Python是一种非常流行的编程语言，因为它易于学习、易于读写、易于维护、易于扩展，并且有一个庞大的社区和一些非常有用的库。在这篇文章中，我们将介绍一些非常有用但却被低估高度的Python库。

1. BeautifulSoup

BeautifulSoup是一个用于从HTML和XML文档中提取数据的Python库。它允许您通过使用Python来加载网页，并根据需要搜索、浏览和修改DOM树。以下是一个简单的示例，演示如何使用BeautifulSoup从网页中提取链接：

import requests
from bs4 import BeautifulSoup

url = 'https://www.python.org/'
r = requests.get(url)

soup = BeautifulSoup(r.content, 'html.parser')

links = []
for link in soup.find_all('a'):
    links.append(link.get('href'))

print(links)

在此示例中，通过requests库从Python.org网站获取页面，并使用BeautifulSoup库解析HTML内容。最后，我们遍历所有链接，提取它们的URL并将其存储在一个列表中。

2. Arrow

Arrow是一个优秀的Python日期和时间库，它使处理日期和时间变得非常容易。受到Moment.js的启发，Arrow提供了更多的功能和更多的语言支持。下面是一个简单的示例，演示如何使用Arrow计算两个日期之间的时间差：

import arrow
from datetime import datetime, timedelta

date1 = datetime(2019, 8, 1)
date2 = datetime(2019, 8, 5)

diff = arrow.get(date2) - arrow.get(date1)

print(diff)

在此示例中，我们使用Arrow和datetime库创建两个日期变量，并计算它们之间的时间差。Arrow提供了一个humanize()函数，它可以将时间差转换为人类可读的格式。

3. PyPDF2

PyPDF2是一个非常有用的Python库，用于处理PDF文件。它允许您合并、分割、旋转和提取PDF文件中的内容。以下是一个简单的示例，演示如何使用PyPDF2将两个PDF文件合并到一个文件中：

import PyPDF2

pdf_files = ['file1.pdf', 'file2.pdf']

pdf_writer = PyPDF2.PdfFileWriter()

for file in pdf_files:
    pdf_reader = PyPDF2.PdfFileReader(open(file, 'rb'))
    for page in range(pdf_reader.getNumPages()):
        pdf_writer.addPage(pdf_reader.getPage(page))

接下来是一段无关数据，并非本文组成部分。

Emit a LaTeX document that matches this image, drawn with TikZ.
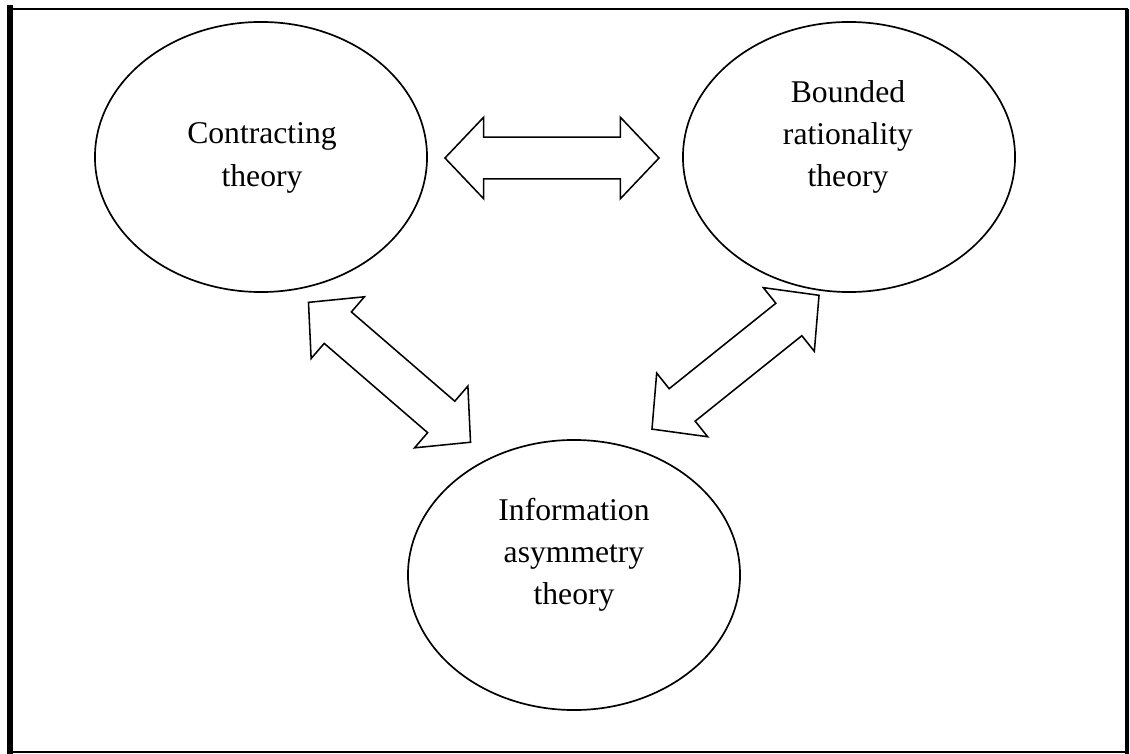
\documentclass[tikz,border=0pt]{standalone}
\usepackage{fontspec}
\setmainfont{Liberation Serif}
\usetikzlibrary{shapes.geometric, shapes.arrows, positioning}

\begin{document}
\begin{tikzpicture}[
    x=0.025cm, y=-0.025cm,
    theory/.style={draw, ellipse, line width=1.2pt, minimum width=8.3cm, minimum height=6.75cm, inner sep=0pt},
    txt/.style={align=center, inner sep=0pt, font=\fontsize{22.5}{30}\selectfont},
    link/.style={draw, double arrow, line width=1.1pt, minimum height=5.35cm, double arrow head extend=0.5cm, double arrow tip angle=93, inner sep=0pt, inner ysep=0.5cm}
]
    % Frame
    \useasboundingbox (0,0) rectangle (1130,754);
    \draw[line width=1.4pt] (10,9) rectangle (1127,752);
    \draw[line width=3.8pt] (10,5) -- (10,754);
    \draw[line width=3pt] (1127,9) -- (1127,754);

    % Theories
    \node[theory] (contract) at (261,157) {};
    \node[theory] (bounded) at (849,157) {};
    \node[theory] (info) at (574,575) {};

    % Labels
    \node[txt] (contracttxt) at (262,158) {Contracting\\theory};
    \node[txt] (boundedtxt) at (848,137) {Bounded\\rationality\\theory};
    \node[txt] (infotxt) at (574,555) {Information\\asymmetry\\theory};

    % Links
    \node[link] (top) at (552,158) {};
    \node[link, rotate=-40.8] (left) at (389.5,372.3) {};
    \node[link, rotate=38.7] (right) at (735.5,362.2) {};

\end{tikzpicture}
\end{document}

with open('merged.pdf', 'wb') as out_file:
    pdf_writer.write(out_file)

在此示例中，我们首先将两个PDF文件名存储在一个列表中，然后使用PyPDF2打开PDF文件，并将它们合并在一起。最后，我们将合并后的文件保存到一个新文件中。

4. Gensim

Gensim是一个用于处理文本语料库的Python库，它提供了一些高效的算法和工具，用于主题建模、相似性分析、聚类和文本预处理。以下是一个简单的示例，演示如何计算两个句子之间的相似度：

from gensim import corpora, models, similarities

documents = ["I like to eat pizza.",
             "Pizza is a great food.",
             "I love eating burgers.",
             "Burgers and fries make a delicious combo."]

# Tokenize the documents.
texts = [[word for word in document.lower().split()] for document in documents]

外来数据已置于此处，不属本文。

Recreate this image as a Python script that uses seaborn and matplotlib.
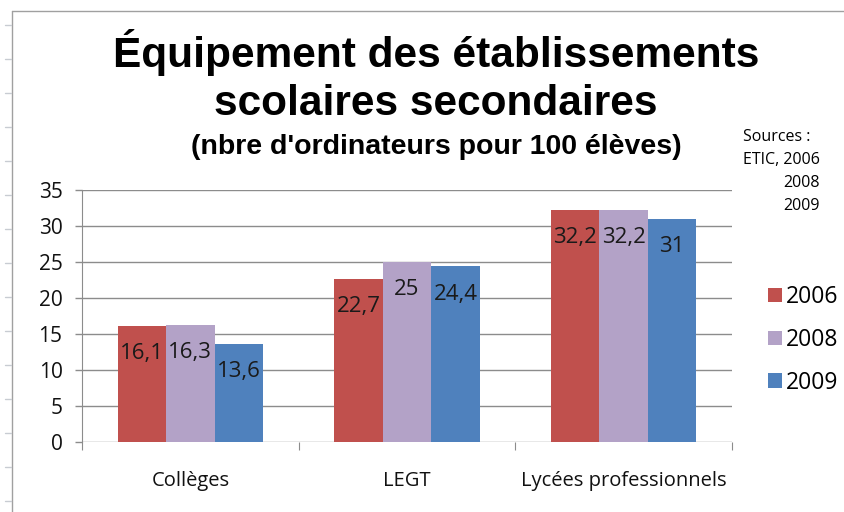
import pandas as pd
import matplotlib.pyplot as plt
import seaborn as sns
from matplotlib.lines import Line2D

# data
categories = ['Collèges', 'LEGT', 'Lycées professionnels']
years = ['2006', '2008', '2009']
v2006 = [16.1, 22.7, 32.2]
v2008 = [16.3, 25.0, 32.2]
v2009 = [13.6, 24.4, 31.0]
colors = ['#C0504D', '#B3A2C7', '#4F81BD']

rows = []
for year, vals in zip(years, [v2006, v2008, v2009]):
    for cat, v in zip(categories, vals):
        rows.append({'etab': cat, 'annee': year, 'valeur': v})
df = pd.DataFrame(rows)

sns.set_style('white')
plt.rcParams['font.family'] = ['Open Sans', 'DejaVu Sans']
plt.rcParams['text.color'] = 'black'

W, H = 845, 512
fig = plt.figure(figsize=(W / 100, H / 100), dpi=100)
ax = fig.add_axes([82 / W, 1 - 442 / H, (732 - 82) / W, (442 - 190) / H])

sns.barplot(data=df, x='etab', y='valeur', hue='annee', palette=colors,
            width=0.67, gap=0, saturation=1, linewidth=0, ax=ax, legend=True)

ax.set_ylim(0, 35)
ax.set_yticks(range(0, 36, 5))
ax.set_xlim(-0.5, 2.5)
ax.yaxis.grid(True, color='#8c8c8c', linewidth=1)
ax.set_axisbelow(True)
for s in ['top', 'right', 'bottom']:
    ax.spines[s].set_visible(False)
ax.spines['left'].set_color('#8c8c8c')
ax.set_xlabel('')
ax.set_ylabel('')
ax.tick_params(axis='y', length=5, width=1, color='#8c8c8c', labelsize=15, pad=9, left=True)
ax.tick_params(axis='x', length=0, labelsize=14.5, pad=21)
for lbl in ax.get_yticklabels() + ax.get_xticklabels():
    lbl.set_color('#111111')

# category separator ticks on x axis
sep = ax.secondary_xaxis('bottom')
sep.set_xticks([-0.5, 0.5, 1.5, 2.5])
sep.set_xticklabels([])
sep.tick_params(length=6, color='#8c8c8c')
sep.spines['bottom'].set_visible(False)

# value labels inside the top of each bar
for container in ax.containers:
    for bar in container:
        h = bar.get_height()
        txt = f'{h:g}'.replace('.', ',')
        ax.annotate(txt, (bar.get_x() + bar.get_width() / 2, h),
                    xytext=(0, -20), textcoords='offset points',
                    ha='center', va='center', fontsize=16, color='#1a1a1a')

leg = ax.legend(loc='center left', bbox_to_anchor=(768 / W, 1 - 340 / H),
                bbox_transform=fig.transFigure, frameon=False,
                borderaxespad=0, borderpad=0,
                fontsize=16.5, handlelength=0.6, handleheight=0.6,
                handletextpad=0.2, labelspacing=0.82)

# titles
fig.text(436 / W, 1 - 53 / H, 'Équipement des établissements', ha='center', va='center',
         fontsize=30.5, fontweight='bold', family='Liberation Sans')
fig.text(436 / W, 1 - 104 / H, 'scolaires secondaires', ha='center', va='center',
         fontsize=30.5, fontweight='bold', family='Liberation Sans')
fig.text(436 / W, 1 - 147 / H, "(nbre d'ordinateurs pour 100 élèves)", ha='center', va='center',
         fontsize=20.5, fontweight='bold', family='Liberation Sans')

# sources note
fig.text(743 / W, 1 - 137 / H, 'Sources :', fontsize=11.5, va='center')
fig.text(743 / W, 1 - 160 / H, 'ETIC, 2006', fontsize=11.5, va='center')
fig.text(783 / W, 1 - 183 / H, '2008', fontsize=11.5, va='center')
fig.text(783 / W, 1 - 206 / H, '2009', fontsize=11.5, va='center')

# chart frame and spreadsheet margin
fig.add_artist(Line2D([12 / W, 12 / W], [0, 1 - 11 / H], color='#a0a0a0', lw=1))
fig.add_artist(Line2D([12 / W, 1], [1 - 11 / H, 1 - 11 / H], color='#a0a0a0', lw=1))
for yy in range(25, 512, 34):
    fig.add_artist(Line2D([5 / W, 11 / W], [1 - yy / H, 1 - yy / H], color='#c8ccd2', lw=1))

fig.savefig('out.png', dpi=100)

# Create a dictionary from the documents.
dictionary = corpora.Dictionary(texts)

# Convert the documents to a bag-of-words representation.
corpus = [dictionary.doc2bow(text) for text in texts]

# Build the tf-idf model.
tfidf = models.TfidfModel(corpus)

# Compute the similarity between the first and second sentences.
query ="I like pizza."
vec_bow = dictionary.doc2bow(query.lower().split())
vec_tfidf = tfidf[vec_bow]
index = similarities.MatrixSimilarity(tfidf[corpus])
sims = index[vec_tfidf]
print(list(enumerate(sims)))

在此示例中，我们首先定义了一个文本语料库，然后对其进行标记化，并使用gensim库创建了一个字典。接下来，我们将文本表示为一组字典向量，在此示例中，我们使用BOW(Bag of Words)表示法。最后，我们使用tf-idf算法计算相似度。